▽
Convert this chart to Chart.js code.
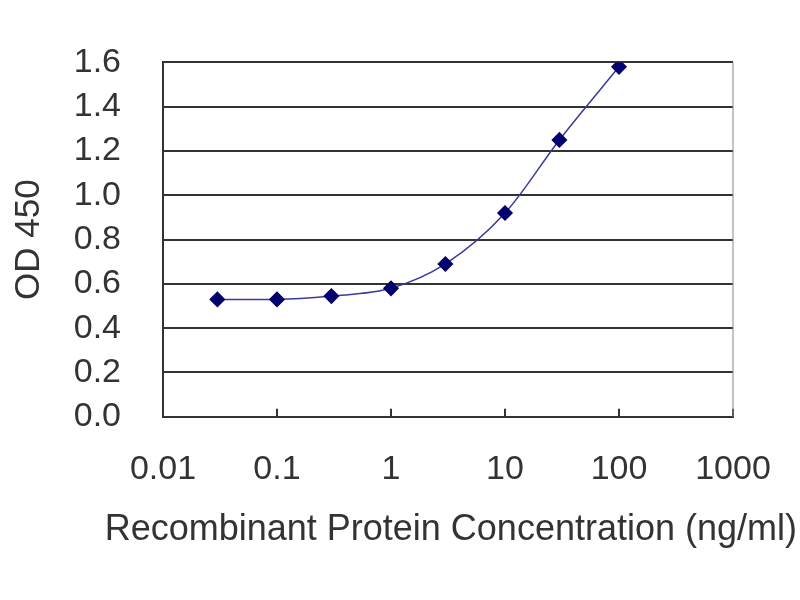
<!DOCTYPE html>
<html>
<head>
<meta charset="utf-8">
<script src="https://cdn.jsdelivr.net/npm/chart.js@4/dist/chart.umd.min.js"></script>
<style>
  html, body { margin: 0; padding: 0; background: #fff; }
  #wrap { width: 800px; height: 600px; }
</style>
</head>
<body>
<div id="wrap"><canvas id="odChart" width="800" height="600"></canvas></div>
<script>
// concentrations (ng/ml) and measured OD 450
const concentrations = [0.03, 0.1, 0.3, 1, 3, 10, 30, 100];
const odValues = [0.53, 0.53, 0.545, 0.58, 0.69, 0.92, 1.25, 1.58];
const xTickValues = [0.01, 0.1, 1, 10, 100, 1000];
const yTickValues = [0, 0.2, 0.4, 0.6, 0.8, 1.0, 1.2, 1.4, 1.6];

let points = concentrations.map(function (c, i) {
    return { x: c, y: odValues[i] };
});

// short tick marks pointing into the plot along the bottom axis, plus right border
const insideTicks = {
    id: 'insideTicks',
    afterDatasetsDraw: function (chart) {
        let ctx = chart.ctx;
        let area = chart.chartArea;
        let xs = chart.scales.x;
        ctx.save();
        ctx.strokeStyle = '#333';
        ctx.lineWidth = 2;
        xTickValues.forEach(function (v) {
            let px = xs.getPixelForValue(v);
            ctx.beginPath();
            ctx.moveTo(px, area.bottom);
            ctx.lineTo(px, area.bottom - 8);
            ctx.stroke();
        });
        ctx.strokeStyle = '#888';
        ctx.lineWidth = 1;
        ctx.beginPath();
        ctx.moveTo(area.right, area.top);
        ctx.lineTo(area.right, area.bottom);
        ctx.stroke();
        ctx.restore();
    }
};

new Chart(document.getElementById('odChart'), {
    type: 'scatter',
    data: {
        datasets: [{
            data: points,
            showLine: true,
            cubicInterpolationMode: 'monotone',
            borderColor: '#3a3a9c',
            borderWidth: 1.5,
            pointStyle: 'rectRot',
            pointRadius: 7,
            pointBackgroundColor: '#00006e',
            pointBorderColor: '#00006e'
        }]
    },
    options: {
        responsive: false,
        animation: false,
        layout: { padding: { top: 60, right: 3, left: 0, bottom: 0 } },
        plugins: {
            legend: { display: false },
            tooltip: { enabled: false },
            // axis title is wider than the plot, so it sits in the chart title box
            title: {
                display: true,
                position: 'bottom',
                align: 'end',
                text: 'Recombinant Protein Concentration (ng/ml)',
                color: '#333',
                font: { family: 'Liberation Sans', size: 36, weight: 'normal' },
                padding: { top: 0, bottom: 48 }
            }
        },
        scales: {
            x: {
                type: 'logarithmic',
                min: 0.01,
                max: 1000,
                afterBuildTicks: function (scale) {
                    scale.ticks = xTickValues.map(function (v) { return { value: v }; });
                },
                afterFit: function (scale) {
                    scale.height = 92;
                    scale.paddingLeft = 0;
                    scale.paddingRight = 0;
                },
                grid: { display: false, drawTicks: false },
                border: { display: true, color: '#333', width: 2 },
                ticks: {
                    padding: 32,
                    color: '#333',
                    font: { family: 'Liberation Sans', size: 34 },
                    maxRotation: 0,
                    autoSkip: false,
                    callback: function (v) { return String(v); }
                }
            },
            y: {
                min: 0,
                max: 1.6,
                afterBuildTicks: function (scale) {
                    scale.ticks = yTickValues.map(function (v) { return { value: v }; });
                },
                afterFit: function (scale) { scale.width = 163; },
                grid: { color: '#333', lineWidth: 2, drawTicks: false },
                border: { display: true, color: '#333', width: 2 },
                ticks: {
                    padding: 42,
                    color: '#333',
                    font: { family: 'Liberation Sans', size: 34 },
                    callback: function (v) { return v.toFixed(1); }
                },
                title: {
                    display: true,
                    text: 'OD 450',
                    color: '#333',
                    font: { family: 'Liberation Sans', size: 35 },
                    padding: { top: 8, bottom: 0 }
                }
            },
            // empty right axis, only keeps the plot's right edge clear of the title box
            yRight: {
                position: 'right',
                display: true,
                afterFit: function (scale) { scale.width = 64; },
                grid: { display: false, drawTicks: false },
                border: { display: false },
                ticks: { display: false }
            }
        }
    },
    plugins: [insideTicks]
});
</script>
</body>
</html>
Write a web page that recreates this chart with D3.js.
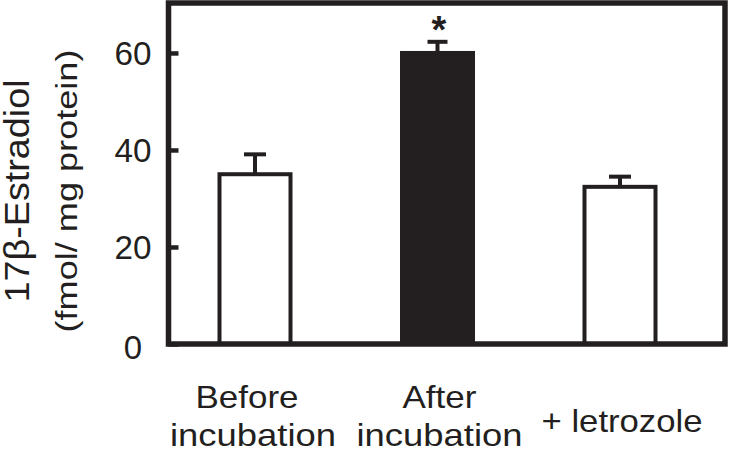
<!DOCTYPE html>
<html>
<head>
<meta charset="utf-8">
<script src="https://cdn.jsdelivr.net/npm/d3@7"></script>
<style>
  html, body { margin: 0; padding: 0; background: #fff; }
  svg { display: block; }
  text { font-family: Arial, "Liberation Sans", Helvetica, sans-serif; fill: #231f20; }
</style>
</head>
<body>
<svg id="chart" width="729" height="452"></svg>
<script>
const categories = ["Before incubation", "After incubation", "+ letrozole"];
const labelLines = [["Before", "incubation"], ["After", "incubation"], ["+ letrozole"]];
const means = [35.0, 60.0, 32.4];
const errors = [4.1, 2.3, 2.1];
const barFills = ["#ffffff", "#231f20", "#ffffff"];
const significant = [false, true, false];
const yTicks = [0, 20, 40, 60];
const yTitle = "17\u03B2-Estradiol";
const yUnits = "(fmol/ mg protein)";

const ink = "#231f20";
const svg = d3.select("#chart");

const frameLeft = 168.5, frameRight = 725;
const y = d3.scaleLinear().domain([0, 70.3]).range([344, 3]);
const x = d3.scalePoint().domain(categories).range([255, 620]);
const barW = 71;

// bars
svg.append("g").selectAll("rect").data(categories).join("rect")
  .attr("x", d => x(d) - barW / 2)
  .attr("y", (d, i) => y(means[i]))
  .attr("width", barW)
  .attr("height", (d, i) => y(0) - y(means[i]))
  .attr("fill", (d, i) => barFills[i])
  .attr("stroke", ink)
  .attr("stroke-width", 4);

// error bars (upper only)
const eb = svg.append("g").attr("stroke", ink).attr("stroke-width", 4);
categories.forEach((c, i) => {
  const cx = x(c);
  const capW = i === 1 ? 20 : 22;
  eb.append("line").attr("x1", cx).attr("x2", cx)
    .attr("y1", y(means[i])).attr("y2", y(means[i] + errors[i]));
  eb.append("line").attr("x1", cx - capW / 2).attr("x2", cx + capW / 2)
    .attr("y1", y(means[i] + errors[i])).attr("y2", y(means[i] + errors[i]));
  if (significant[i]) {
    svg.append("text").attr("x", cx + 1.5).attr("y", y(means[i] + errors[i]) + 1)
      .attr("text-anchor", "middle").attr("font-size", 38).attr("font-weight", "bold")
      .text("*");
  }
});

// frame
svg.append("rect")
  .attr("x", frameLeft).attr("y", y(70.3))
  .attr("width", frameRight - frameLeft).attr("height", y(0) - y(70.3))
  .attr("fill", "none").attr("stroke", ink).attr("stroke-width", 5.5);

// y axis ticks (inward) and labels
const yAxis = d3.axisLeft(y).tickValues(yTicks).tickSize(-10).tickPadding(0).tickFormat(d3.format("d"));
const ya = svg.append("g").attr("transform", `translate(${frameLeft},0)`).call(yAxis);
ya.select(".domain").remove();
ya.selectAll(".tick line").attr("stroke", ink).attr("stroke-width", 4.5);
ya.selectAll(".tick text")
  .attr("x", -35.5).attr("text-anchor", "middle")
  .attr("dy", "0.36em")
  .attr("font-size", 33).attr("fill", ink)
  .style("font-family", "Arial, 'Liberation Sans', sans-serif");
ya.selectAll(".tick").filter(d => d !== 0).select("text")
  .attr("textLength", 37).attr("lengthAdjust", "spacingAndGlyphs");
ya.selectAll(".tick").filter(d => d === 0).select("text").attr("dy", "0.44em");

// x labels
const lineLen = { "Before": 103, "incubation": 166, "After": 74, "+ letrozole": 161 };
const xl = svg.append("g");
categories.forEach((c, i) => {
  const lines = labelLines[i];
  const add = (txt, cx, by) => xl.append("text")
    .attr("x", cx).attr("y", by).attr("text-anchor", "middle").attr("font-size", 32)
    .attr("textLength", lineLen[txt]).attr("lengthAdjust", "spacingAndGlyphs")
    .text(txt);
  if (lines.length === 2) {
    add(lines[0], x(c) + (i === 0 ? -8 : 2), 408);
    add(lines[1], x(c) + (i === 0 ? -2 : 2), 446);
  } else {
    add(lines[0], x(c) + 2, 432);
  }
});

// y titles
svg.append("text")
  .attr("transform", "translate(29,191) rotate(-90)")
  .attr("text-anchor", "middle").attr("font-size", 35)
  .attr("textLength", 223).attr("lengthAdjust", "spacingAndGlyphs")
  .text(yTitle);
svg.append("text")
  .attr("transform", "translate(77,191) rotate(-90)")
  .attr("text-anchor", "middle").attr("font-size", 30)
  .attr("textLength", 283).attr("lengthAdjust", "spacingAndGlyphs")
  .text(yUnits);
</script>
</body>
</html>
△
▶ _What is required_
Check each line of the entries above for the word "this". List the ones that have it.

▶ _Answer to the exercise_
Convert this chart to Chart.js code.
Write a web page that recreates this chart with D3.js.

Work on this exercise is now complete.